In this example we have one condition inside another. We first check if the $age variable is greater or equal to 18. If it is then move inside the if block and then we perform the second condition, which is checking if the $age variable is less than or equal to 65. Here we have nested the second condition check inside the first.

;; Compare $age is over 18
local.get $age
i32.const 18
i32.gt_s

;; Compare $age is under 65
local.get $age
i32.const 65
i32.lt_s

;; Perform bitwise AND on both compare results
i32.and

;; If $age > 18 AND $age < 65
if
  ;; Age is within range...
end

Another way of doing this is to perform the conditions one after the other and then use a logical AND operation on the results. We need to walk through the above example to understand what is happening.

  1. We compare $age to the value 18. We want to know if it is greater than or equal to it.
  2. The result of this condition is pushed on the stack.
  3. We then compare $age again but this time to 65. We want to know if it is less than or equal to it.
  4. The result is pushed onto the stack.
  5. At this point we have the result of the first and second conditions on the stack. Each will be either 1 (for true) or 0 (for false).
  6. Now, we only want to perform something if the age is within range. So we want the age to be greater than 16 AND less than 65. This means we want both the results of the conditions to be 1.
  7. Therefore if we perform a logical AND operation at this point, it will use the two values currently on the stack, and will push the result on the stack.
  8. If both age check conditions are 1 (true), then after performing the AND operation, the result will be 1 also, otherwise it will be 0.
  9. This can then be used with the if instruction. It will function just like before, moving the execution inside if the stack contains a non-zero value.

You can chain condition functions and logical operations together to create more complex condition statements. Choosing which approach to use will depend on what your needs are and what seems best at the time.

Formatting

So far we have used a flat style of formatting, but with S-Expressions you can write them differently, in a more compact way. This can be useful if you have a lot of if statements close together.

;; Push 1 onto stack
i32.const 1

;; If statement with S-Expression
(if
  (then
    ;; Process if true
  )
  (else
    ;; Process of false
  )
)    

The if statement is being used with an S-Expression starting and ending bracket. Also the then and else parts have surrounding brackets. The condition is being set outside, but it can be performed inside.

;; If statement with S-Expression
(if
  (
    ;; Push 1 onto stack
    i32.const 1
  )
  (then
    ;; Process if true
  )
  (else
    ;; Process of false
  )
)  

The condition part has been moved inside the if S-Expressing. It is not labelled, so it must be the first block after the if statement. We can now be able to put everything onto a single line.

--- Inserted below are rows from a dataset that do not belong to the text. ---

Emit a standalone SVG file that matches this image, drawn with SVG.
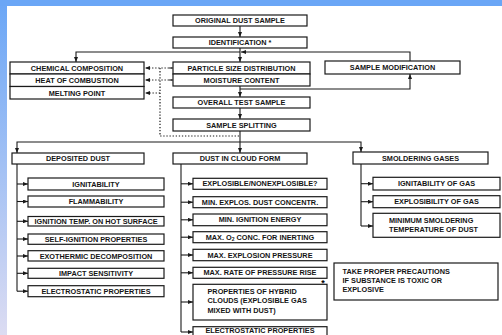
<svg xmlns="http://www.w3.org/2000/svg" width="502" height="335" viewBox="0 0 502 335">
<style>
text{font-family:"Liberation Sans",Arial,sans-serif;font-weight:bold;font-size:7.3px;fill:#151515}
.c{text-anchor:middle}
.b{fill:#fff;stroke:#1a1a1a;stroke-width:1.2}
.l{fill:none;stroke:#1a1a1a;stroke-width:1.1}
.d{fill:none;stroke:#1a1a1a;stroke-width:1.2;stroke-dasharray:1.3 1.8}
</style>
<defs>
<linearGradient id="lg" x1="0" y1="0" x2="0" y2="1">
<stop offset="0" stop-color="#6aa6f6"/>
<stop offset="1" stop-color="#dcdcf2"/>
</linearGradient>
<marker id="a" markerUnits="userSpaceOnUse" markerWidth="5" markerHeight="4" refX="5" refY="2" orient="auto">
<path d="M0,0 L5,2 L0,4 z" fill="#1a1a1a"/>
</marker>
</defs>
<rect x="0" y="0" width="502" height="335" fill="#fff"/>
<rect x="0" y="0" width="7" height="335" fill="url(#lg)"/>
<rect x="0" y="0" width="502" height="6" fill="#6aa6f6"/>

<g id="connectors">
<path class="l" d="M240,26 V37" marker-end="url(#a)"/>
<path class="l" d="M240,48 V62" marker-end="url(#a)"/>
<path class="l" d="M240,52 H76 V62" marker-end="url(#a)"/>
<path class="l" d="M410,61 V52 H241" marker-end="url(#a)"/>
<path class="l" d="M240,89 H410 V74" marker-end="url(#a)"/>
<path class="l" d="M240,86 V97" marker-end="url(#a)"/>
<path class="l" d="M240,108 V119" marker-end="url(#a)"/>
<path class="l" d="M240,131 V142"/>
<path class="l" d="M240,142 H17 V153" marker-end="url(#a)"/>
<path class="l" d="M240,142 V153" marker-end="url(#a)"/>
<path class="l" d="M240,142 H361 V152" marker-end="url(#a)"/>
<path class="d" d="M172,68 H145" marker-end="url(#a)"/>
<path class="d" d="M172,80 H145" marker-end="url(#a)"/>
<path class="d" d="M160,68 V136 H240"/>
<path class="d" d="M160,93 H145" marker-end="url(#a)"/>
<path class="l" d="M173,68 H169 M173,80 H169"/>
<path class="l" d="M17,164 V291.2"/>
<path class="l" d="M17,184 H28" marker-end="url(#a)"/>
<path class="l" d="M17,201.5 H28" marker-end="url(#a)"/>
<path class="l" d="M17,221.3 H28" marker-end="url(#a)"/>
<path class="l" d="M17,239 H28" marker-end="url(#a)"/>
<path class="l" d="M17,256 H28" marker-end="url(#a)"/>
<path class="l" d="M17,273.3 H28" marker-end="url(#a)"/>
<path class="l" d="M17,291.2 H28" marker-end="url(#a)"/>
<path class="l" d="M181,164 V332"/>
<path class="l" d="M181,183.8 H193" marker-end="url(#a)"/>
<path class="l" d="M181,202.2 H193" marker-end="url(#a)"/>
<path class="l" d="M181,219.8 H193" marker-end="url(#a)"/>
<path class="l" d="M181,237.2 H193" marker-end="url(#a)"/>
<path class="l" d="M181,255 H193" marker-end="url(#a)"/>
<path class="l" d="M181,272.8 H193" marker-end="url(#a)"/>
<path class="l" d="M181,302 H193" marker-end="url(#a)"/>
<path class="l" d="M181,332 H193" marker-end="url(#a)"/>
<path class="l" d="M361,164 V226"/>
<path class="l" d="M361,183.7 H373" marker-end="url(#a)"/>
<path class="l" d="M361,201.7 H373" marker-end="url(#a)"/>
<path class="l" d="M361,226 H373" marker-end="url(#a)"/>
</g>

<g id="original"><rect class="b" x="173" y="15" width="134" height="11"/><text class="c" x="240" y="23">ORIGINAL DUST SAMPLE</text></g>
<g id="identification"><rect class="b" x="173" y="37" width="134" height="11"/><text class="c" x="240" y="45">IDENTIFICATION *</text></g>
<g id="chemical"><rect class="b" x="10" y="62" width="134" height="12"/><text class="c" x="77" y="70.6">CHEMICAL COMPOSITION</text></g>
<g id="heat"><rect class="b" x="10" y="74" width="134" height="12.5"/><text class="c" x="77" y="83">HEAT OF COMBUSTION</text></g>
<g id="melting"><rect class="b" x="10" y="86.5" width="134" height="12.5"/><text class="c" x="77" y="95.6">MELTING POINT</text></g>
<g id="psd"><rect class="b" x="173" y="62" width="137" height="12"/><text class="c" x="241.5" y="70.6">PARTICLE SIZE DISTRIBUTION</text></g>
<g id="moisture"><rect class="b" x="173" y="74" width="137" height="12"/><text class="c" x="241.5" y="82.6">MOISTURE CONTENT</text></g>
<g id="modification"><rect class="b" x="325" y="61" width="135" height="13"/><text class="c" x="392.5" y="70">SAMPLE MODIFICATION</text></g>
<g id="overall"><rect class="b" x="173" y="97" width="137" height="11"/><text class="c" x="241.5" y="105">OVERALL TEST SAMPLE</text></g>
<g id="splitting"><rect class="b" x="173" y="119" width="137" height="12"/><text class="c" x="241.5" y="127.6">SAMPLE SPLITTING</text></g>

<g id="deposited"><rect class="b" x="12" y="153" width="132" height="11"/><text class="c" x="78" y="161">DEPOSITED DUST</text></g>
<g id="cloud"><rect class="b" x="173" y="153" width="134" height="11"/><text class="c" x="240" y="161">DUST IN CLOUD FORM</text></g>
<g id="smoldering"><rect class="b" x="353" y="152" width="135" height="12"/><text class="c" x="420.5" y="160.6">SMOLDERING GASES</text></g>

<g id="d1"><rect class="b" x="28" y="178" width="136" height="12"/><text class="c" x="96" y="186.6">IGNITABILITY</text></g>
<g id="d2"><rect class="b" x="28" y="196" width="136" height="11"/><text class="c" x="96" y="204">FLAMMABILITY</text></g>
<g id="d3"><rect class="b" x="28" y="216.5" width="136" height="9.5"/><text class="c" x="96" y="223.9">IGNITION TEMP. ON HOT SURFACE</text></g>
<g id="d4"><rect class="b" x="28" y="234" width="136" height="10.3"/><text class="c" x="96" y="241.7">SELF-IGNITION PROPERTIES</text></g>
<g id="d5"><rect class="b" x="28" y="250.7" width="136" height="10.3"/><text class="c" x="96" y="258.5">EXOTHERMIC DECOMPOSITION</text></g>
<g id="d6"><rect class="b" x="28" y="268.3" width="136" height="10"/><text class="c" x="96" y="276">IMPACT SENSITIVITY</text></g>
<g id="d7"><rect class="b" x="28" y="285.7" width="136" height="11"/><text class="c" x="96" y="293.8">ELECTROSTATIC PROPERTIES</text></g>

<g id="c1"><rect class="b" x="193" y="178.3" width="134" height="11"/><text class="c" x="260" y="186.4">EXPLOSIBLE/NONEXPLOSIBLE?</text></g>
<g id="c2"><rect class="b" x="193" y="196.7" width="134" height="11"/><text class="c" x="260" y="204.8">MIN. EXPLOS. DUST CONCENTR.</text></g>
<g id="c3"><rect class="b" x="193" y="214" width="134" height="11.7"/><text class="c" x="260" y="222.4">MIN. IGNITION ENERGY</text></g>
<g id="c4"><rect class="b" x="193" y="231.7" width="134" height="11"/><text class="c" x="260" y="239.8">MAX. O<tspan font-size="5" dy="1.5">2</tspan><tspan dy="-1.5"> CONC. FOR INERTING</tspan></text></g>
<g id="c5"><rect class="b" x="193" y="249.3" width="134" height="11.4"/><text class="c" x="260" y="257.6">MAX. EXPLOSION PRESSURE</text></g>
<g id="c6"><rect class="b" x="193" y="267.3" width="134" height="11"/><text class="c" x="260" y="275.4">MAX. RATE OF PRESSURE RISE</text></g>
<g id="c7"><rect class="b" x="193" y="284.3" width="134" height="35.7"/><text x="207.5" y="294.3">PROPERTIES OF HYBRID</text><text x="207.5" y="303.3">CLOUDS (EXPLOSIBLE GAS</text><text x="207.5" y="312.6">MIXED WITH DUST)</text></g>
<g id="c8"><rect class="b" x="193" y="326.7" width="134" height="12"/><text class="c" x="260" y="333">ELECTROSTATIC PROPERTIES</text></g>

<g id="s1"><rect class="b" x="373" y="177.3" width="127" height="12.7"/><text class="c" x="436.5" y="186.3">IGNITABILITY OF GAS</text></g>
<g id="s2"><rect class="b" x="373" y="195.7" width="127" height="12"/><text class="c" x="436.5" y="204.3">EXPLOSIBILITY OF GAS</text></g>
<g id="s3"><rect class="b" x="373" y="213.3" width="127" height="24"/><text x="389" y="223.3">MINIMUM SMOLDERING</text><text x="389" y="232">TEMPERATURE OF DUST</text></g>

<g id="note"><rect class="b" x="334" y="263" width="164" height="37"/><text x="342.5" y="274.3">TAKE PROPER PRECAUTIONS</text><text x="342.5" y="282.6">IF SUBSTANCE IS TOXIC OR</text><text x="342.5" y="291.9">EXPLOSIVE</text></g>
<g id="asterisk"><text x="323" y="285.5" style="font-size:9px;text-anchor:middle;fill:#000">*</text></g>
</svg>
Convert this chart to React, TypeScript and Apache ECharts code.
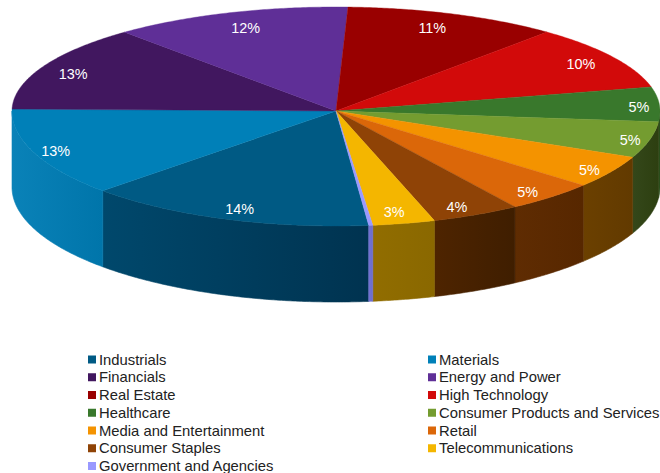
import React, { useEffect, useRef } from "react";
import * as echarts from "echarts";

// Sectors in clockwise drawing order, beginning at the Industrials edge.
const sectors = [
  "Industrials",
  "Materials",
  "Financials",
  "Energy and Power",
  "Real Estate",
  "High Technology",
  "Healthcare",
  "Consumer Products and Services",
  "Media and Entertainment",
  "Retail",
  "Consumer Staples",
  "Telecommunications",
  "Government and Agencies",
];
const shares = [14.4, 12.5, 13.4, 11.9, 10.7, 10, 5.2, 5.1, 4.6, 4.5, 4.4, 3.1, 0.2];
const topColors = [
  "#005a84", "#0080b8", "#41175f", "#5f2f97", "#990000", "#d20a0a", "#39782c",
  "#749c30", "#f49300", "#db6709", "#8f4306", "#f4b600", "#9999ff",
];
const wallLeft = [
  "#00486c", "#0a82b8", "#2a0f3e", "#3e1f62", "#640000", "#8a0606", "#2a4f1c",
  "#34471a", "#6b4000", "#5f2c02", "#4e2400", "#916d00", "#7272d2",
];
const wallRight = [
  "#003350", "#0075aa", "#2a0f3e", "#3e1f62", "#640000", "#8a0606", "#2a4f1c",
  "#2d3f10", "#623a00", "#572700", "#3f1e00", "#8a6800", "#6c6cc8",
];
const legendLeft = sectors.filter((_, i) => i % 2 === 0);
const legendRight = sectors.filter((_, i) => i % 2 === 1);

const FONT = '"Liberation Sans", Arial, sans-serif';
const CX = 336;
const CY = 111;
const RX = 324;
const RY_BACK = 104;
const RY_FRONT = 115;
const DEPTH = 76;
const START_DEG = 84.2;
const LABEL_RADIUS = 0.9;
// Hand placement of each percentage relative to the mid-angle anchor.
const labelNudge = [
  [4, 1], [-9, 2], [1, 3], [6, 5], [-10, 4], [-4, 2], [12, 3], [12, 3], [6, 4], [-2, 4], [-5, 3], [-3, 0], [0, 0],
];

const rad = (d: number) => (d * Math.PI) / 180;
const rimX = (deg: number, k = 1) => CX + Math.cos(rad(deg)) * RX * k;
const rimY = (deg: number, k = 1) => {
  const s = Math.sin(rad(deg));
  return CY + s * (s < 0 ? RY_BACK : RY_FRONT) * k;
};

function arcPoints(from: number, to: number, dy = 0) {
  const pts: number[][] = [];
  const steps = Math.max(2, Math.ceil((to - from) / 0.5));
  for (let i = 0; i <= steps; i++) {
    const deg = from + ((to - from) * i) / steps;
    pts.push([rimX(deg), rimY(deg) + dy]);
  }
  return pts;
}

const total = shares.reduce((a, b) => a + b, 0);
const sectorAngles = shares.map((_, i) => {
  const before = shares.slice(0, i).reduce((a, b) => a + b, 0);
  return [
    START_DEG + (before / total) * 360,
    START_DEG + ((before + shares[i]) / total) * 360,
  ];
});

function renderSector(index: number) {
  const [a0, a1] = sectorAngles[index];
  const children: any[] = [];

  // Front wall: only the part of the sector that faces the viewer.
  for (const base of [0, 360]) {
    const from = Math.max(a0, base);
    const to = Math.min(a1, base + 180);
    if (to > from) {
      const top = arcPoints(from, to);
      const bottom = arcPoints(from, to, DEPTH).reverse();
      const fill = new echarts.graphic.LinearGradient(0, 0, 1, 0, [
        { offset: 0, color: wallLeft[index] },
        { offset: 1, color: wallRight[index] },
      ]);
      children.push({
        type: "polygon",
        shape: { points: [...top, ...bottom] },
        style: { fill, stroke: fill, lineWidth: 0.6 },
      });
    }
  }

  // Top face.
  children.push({
    type: "polygon",
    z2: 5,
    shape: { points: [[CX, CY], ...arcPoints(a0, a1)] },
    style: { fill: topColors[index], stroke: topColors[index], lineWidth: 0.4 },
  });

  // Percentage label on the top face.
  const pct = Math.round(shares[index]);
  if (shares[index] >= 1) {
    const mid = (a0 + a1) / 2;
    children.push({
      type: "text",
      z2: 10,
      style: {
        text: `${pct}%`,
        x: rimX(mid, LABEL_RADIUS) + labelNudge[index][0],
        y: rimY(mid, LABEL_RADIUS) + labelNudge[index][1],
        fill: "#ffffff",
        font: `14.4px ${FONT}`,
        align: "center",
        verticalAlign: "middle",
      },
    });
  }
  return { type: "group", children };
}

const legendBase = {
  orient: "vertical" as const,
  top: 352,
  height: 140,
  icon: "rect",
  itemWidth: 8,
  itemHeight: 8,
  itemGap: 2.75,
  padding: 0,
  textStyle: {
    fontFamily: FONT,
    fontSize: 14.8,
    lineHeight: 14,
    color: "#222222",
    padding: [0, 0, 0, -2],
  },
};

export default function App() {
  const ref = useRef<HTMLDivElement>(null);
  useEffect(() => {
    document.body.style.margin = "0";
    const chart = echarts.init(ref.current!, undefined, { renderer: "svg" });
    chart.setOption({
      animation: false,
      backgroundColor: "#ffffff",
      legend: [
        { ...legendBase, left: 88, data: legendLeft },
        { ...legendBase, left: 428, data: legendRight },
      ],
      series: sectors.map((name, i) => ({
        type: "custom",
        name,
        coordinateSystem: "none",
        silent: true,
        itemStyle: { color: topColors[i] },
        data: [shares[i]],
        renderItem: () => renderSector(i),
      })),
    });
    return () => chart.dispose();
  }, []);
  return (
    <div
      ref={ref}
      style={{ position: "fixed", left: 0, top: 0, width: 660, height: 473 }}
    />
  );
}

;; Check the $n value and set $result
(if (i32.eq (local.get $n)(i32.const 1)) (then (f64.const 1.0) (local.set $result)))
(if (i32.eq (local.get $n)(i32.const 2)) (then (f64.const 2.0) (local.set $result)))
(if (i32.eq (local.get $n)(i32.const 3)) (then (f64.const 6.0) (local.set $result)))    

Everything we want to do, for each condition, now easily fits onto the one line. Our code would start to look bulky if we did the same thing using the previous approach.

Stack

Inside the if statement block we may want to use something that was placed on the stack before, or we may want to add something to the stack that will be used after. Let us look at both with an example.

;; Push i32 value 10 onto the stack
i32.const 10

;; Perform condition
i32.const 1
if
  ;; Add 2 to the 10 value already on the stack
  i32.const 10
  i32.add
end    

In this example we want to add 10 to whatever value was pushed onto the stack before the if statement. Seems perfectly normal, but it will not compile, the wat2wasm tool will output an error message.

;; Perform condition
i32.const 1
if
  ;; Push 20 onto the stack
  i32.const 20
end

Here we want to push the value 20 onto the stack if the condition is met. But what if the condition is not met, nothing will be put on the stack. You will also get an error message when compiling this.

The result for these issues is because we need to see the if statement as its own block, which can have parameter inputs and result outputs. These are just like function's parameter list and result statements. First we need to look at the result part.

;; Perform condition
i32.const 1
if (result i32)
  ;; Push 10 to stack
  i32.const 10
else
  ;; Push 20 to stack
  i32.const 20
end

The if statement block has a new part added, which is saying that the block will add a single i32 value onto the stack when it has finished. If there was no else section then it would not compile and would give an error message. This is because both the true and false parts of the if block need to add a single i32 value onto the stack. If the condition is not met then nothing would be added to the stack which would be unbalanced.

;; Add value to stack
i32.const 42

;; Perform condition
i32.const 1
if (param i32) (result i32)
  ;; Add 10 to parameter and push result onto stack
  i32.const 10
  i32.add
else
  ;; Add 20 to parameter and push result onto stack
  i32.const 20
  i32.add
end

This adds either 10 or 20 to the parameter placed on the stack before the if statement is processed. The block has had a list of parameters added to it. This states that the block is expecting a single i32 value on the stack.

You need to make the if statement balanced when you are pushing and popping items on and off the stack, so that the true part of the block matches the false part. If they do not then the compiler will output an error message about it.